= What the task asks =
From the very first line of the data to the line containing "const names = ['data', 'single", retype everything exactly, leaving the pictures behind.

[start of Stored data]

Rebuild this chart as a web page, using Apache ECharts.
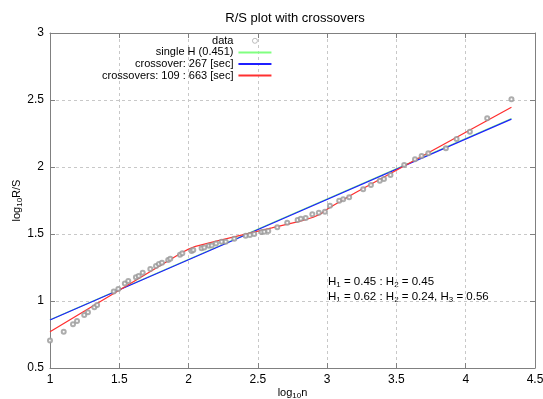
<!DOCTYPE html>
<html><head><meta charset="utf-8">
<script src="https://cdn.jsdelivr.net/npm/echarts@6/dist/echarts.min.js"></script>
<style>html,body{margin:0;padding:0;background:#fff}#c{width:543px;height:399px}</style>
</head><body><div id="c"></div>
<script>
const dataX = [1.0, 1.099, 1.166, 1.195, 1.247, 1.274, 1.32, 1.34, 1.46, 1.493, 1.54, 1.565, 1.62, 1.64, 1.669, 1.724, 1.765, 1.786, 1.808, 1.853, 1.868, 1.938, 1.955, 2.022, 2.034, 2.094, 2.113, 2.147, 2.167, 2.198, 2.239, 2.268, 2.33, 2.412, 2.443, 2.474, 2.527, 2.546, 2.575, 2.64, 2.712, 2.787, 2.81, 2.845, 2.893, 2.94, 2.984, 3.02, 3.087, 3.116, 3.159, 3.26, 3.316, 3.38, 3.41, 3.457, 3.556, 3.634, 3.682, 3.73, 3.857, 3.934, 4.03, 4.155, 4.33];
const dataY = [0.705, 0.77, 0.826, 0.85, 0.895, 0.916, 0.953, 0.97, 1.07, 1.09, 1.13, 1.149, 1.177, 1.187, 1.211, 1.239, 1.261, 1.276, 1.286, 1.306, 1.316, 1.346, 1.356, 1.373, 1.381, 1.393, 1.40, 1.413, 1.415, 1.43, 1.443, 1.443, 1.465, 1.487, 1.493, 1.5, 1.515, 1.517, 1.522, 1.55, 1.584, 1.604, 1.614, 1.62, 1.647, 1.659, 1.666, 1.711, 1.749, 1.759, 1.774, 1.834, 1.866, 1.897, 1.91, 1.94, 2.015, 2.057, 2.082, 2.102, 2.14, 2.209, 2.263, 2.363, 2.505];
const singleX = [1, 4.33];
const singleY = [0.86, 2.362];
const crossX = [1, 2.427, 4.33];
const crossY = [0.858, 1.500, 2.357];
const cross2X = [1, 1.95, 2.0, 2.05, 2.1, 2.2, 2.6, 2.7, 2.8, 2.9, 2.95, 3.0, 3.05, 3.1, 3.2, 4.33];
const cross2Y = [0.771, 1.360, 1.387, 1.407, 1.421, 1.446, 1.545, 1.570, 1.594, 1.625, 1.648, 1.685, 1.716, 1.746, 1.806, 2.446];
const xTicks = [1, 1.5, 2, 2.5, 3, 3.5, 4, 4.5];
const yTicks = [0.5, 1, 1.5, 2, 2.5, 3];
const names = ['data', 'single H (0.451)', 'crossover: 267 [sec]', 'crossovers: 109 : 663 [sec]'];

const zip = (a, b) => a.map((v, i) => [v, b[i]]);
const FONT = 'Liberation Sans, Arial, sans-serif';
const chart = echarts.init(document.getElementById('c'));
const axisCommon = {
  axisLine: {show: true, lineStyle: {color: '#808080', width: 1}},
  axisTick: {show: true, inside: true, length: 5, lineStyle: {color: '#808080'}},
  splitLine: {show: false},
};
const annRich = {a: {fontFamily: FONT, fontSize: 11.5, fill: '#000'}, s: {fontFamily: FONT, fontSize: 8, fill: '#000', padding: [6, 0, 0, 0]}};
chart.setOption({
  animation: false,
  title: {text: 'R/S plot with crossovers', left: 290, top: 7, textAlign: 'center',
    textStyle: {fontFamily: FONT, fontSize: 13, fontWeight: 'normal', color: '#000'}},
  legend: {
    orient: 'vertical', left: 97, top: 30, align: 'right', itemGap: 0, itemWidth: 33, itemHeight: 5,
    textStyle: {fontFamily: FONT, fontSize: 11, color: '#000', lineHeight: 11.6},
    data: names.map((n, i) => i === 0 ? {name: n, icon: 'circle', itemStyle: {color: '#fff', borderColor: '#999', borderWidth: 0.8}} : {name: n})
  },
  grid: {left: 50, right: 8, top: 33, bottom: 31, outerBoundsMode: 'none', containLabel: false},
  xAxis: [
    Object.assign({}, axisCommon, {type: 'value', min: xTicks[0], max: xTicks[xTicks.length - 1], interval: 0.5,
      name: '{a|log}{s|10}{a|n}', nameLocation: 'middle', nameGap: 18, nameMoveOverlap: false,
      nameTextStyle: {rich: {a: {fontFamily: FONT, fontSize: 11, color: '#000'}, s: {fontFamily: FONT, fontSize: 8, color: '#000', padding: [6, 0, 0, 0]}}},
      axisLabel: {fontFamily: FONT, fontSize: 12, color: '#000', margin: 6},
      splitLine: {show: true, lineStyle: {color: '#c8c8c8', type: [3, 3], width: 1}}}),
    Object.assign({}, axisCommon, {type: 'value', position: 'top', min: 1, max: 4.5, interval: 0.5, axisLabel: {show: false}})
  ],
  yAxis: [
    Object.assign({}, axisCommon, {type: 'value', min: yTicks[0], max: yTicks[yTicks.length - 1], interval: 0.5,
      name: '{a|log}{s|10}{a|R/S}', nameLocation: 'middle', nameGap: 26, nameRotate: 90, nameMoveOverlap: false,
      nameTextStyle: {rich: {a: {fontFamily: FONT, fontSize: 11, color: '#000'}, s: {fontFamily: FONT, fontSize: 8, color: '#000', padding: [6, 0, 0, 0]}}},
      axisLabel: {fontFamily: FONT, fontSize: 12, color: '#000', margin: 6},
      splitLine: {show: true, lineStyle: {color: '#c8c8c8', type: [3, 3], width: 1}}}),
    Object.assign({}, axisCommon, {type: 'value', position: 'right', min: 0.5, max: 3, interval: 0.5, axisLabel: {show: false}})
  ],
  series: [
    {name: names[0], type: 'scatter', data: zip(dataX, dataY), symbol: 'emptyCircle', symbolSize: 4,
      itemStyle: {color: '#999', borderWidth: 0.6}, z: 5},
    {name: names[1], type: 'line', data: zip(singleX, singleY), symbol: 'none', itemStyle: {opacity: 0}, lineStyle: {color: '#80ff80', width: 1.3}, color: '#80ff80', z: 2},
    {name: names[2], type: 'line', data: zip(crossX, crossY), symbol: 'none', itemStyle: {opacity: 0}, lineStyle: {color: '#1f1fff', width: 1.3}, color: '#1f1fff', z: 3},
    {name: names[3], type: 'line', data: zip(cross2X, cross2Y), symbol: 'none', itemStyle: {opacity: 0}, lineStyle: {color: '#ff3030', width: 1.3}, color: '#ff3030', z: 4}
  ],
  graphic: [
    {type: 'text', left: 328, top: 276, style: {text: '{a|H}{s|1}{a| = 0.45 : H}{s|2}{a| = 0.45}', rich: annRich}},
    {type: 'text', left: 328, top: 291, style: {text: '{a|H}{s|1}{a| = 0.62 : H}{s|2}{a| = 0.24, H}{s|3}{a| = 0.56}', rich: annRich}}
  ]
});
</script></body></html>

[end of Stored data]

= Solution to the problem =
Rebuild this chart as a web page, using Apache ECharts.
<!DOCTYPE html>
<html><head><meta charset="utf-8">
<script src="https://cdn.jsdelivr.net/npm/echarts@6/dist/echarts.min.js"></script>
<style>html,body{margin:0;padding:0;background:#fff}#c{width:543px;height:399px}</style>
</head><body><div id="c"></div>
<script>
const dataX = [1.0, 1.099, 1.166, 1.195, 1.247, 1.274, 1.32, 1.34, 1.46, 1.493, 1.54, 1.565, 1.62, 1.64, 1.669, 1.724, 1.765, 1.786, 1.808, 1.853, 1.868, 1.938, 1.955, 2.022, 2.034, 2.094, 2.113, 2.147, 2.167, 2.198, 2.239, 2.268, 2.33, 2.412, 2.443, 2.474, 2.527, 2.546, 2.575, 2.64, 2.712, 2.787, 2.81, 2.845, 2.893, 2.94, 2.984, 3.02, 3.087, 3.116, 3.159, 3.26, 3.316, 3.38, 3.41, 3.457, 3.556, 3.634, 3.682, 3.73, 3.857, 3.934, 4.03, 4.155, 4.33];
const dataY = [0.705, 0.77, 0.826, 0.85, 0.895, 0.916, 0.953, 0.97, 1.07, 1.09, 1.13, 1.149, 1.177, 1.187, 1.211, 1.239, 1.261, 1.276, 1.286, 1.306, 1.316, 1.346, 1.356, 1.373, 1.381, 1.393, 1.40, 1.413, 1.415, 1.43, 1.443, 1.443, 1.465, 1.487, 1.493, 1.5, 1.515, 1.517, 1.522, 1.55, 1.584, 1.604, 1.614, 1.62, 1.647, 1.659, 1.666, 1.711, 1.749, 1.759, 1.774, 1.834, 1.866, 1.897, 1.91, 1.94, 2.015, 2.057, 2.082, 2.102, 2.14, 2.209, 2.263, 2.363, 2.505];
const singleX = [1, 4.33];
const singleY = [0.86, 2.362];
const crossX = [1, 2.427, 4.33];
const crossY = [0.858, 1.500, 2.357];
const cross2X = [1, 1.95, 2.0, 2.05, 2.1, 2.2, 2.6, 2.7, 2.8, 2.9, 2.95, 3.0, 3.05, 3.1, 3.2, 4.33];
const cross2Y = [0.771, 1.360, 1.387, 1.407, 1.421, 1.446, 1.545, 1.570, 1.594, 1.625, 1.648, 1.685, 1.716, 1.746, 1.806, 2.446];
const xTicks = [1, 1.5, 2, 2.5, 3, 3.5, 4, 4.5];
const yTicks = [0.5, 1, 1.5, 2, 2.5, 3];
const names = ['data', 'single H (0.451)', 'crossover: 267 [sec]', 'crossovers: 109 : 663 [sec]'];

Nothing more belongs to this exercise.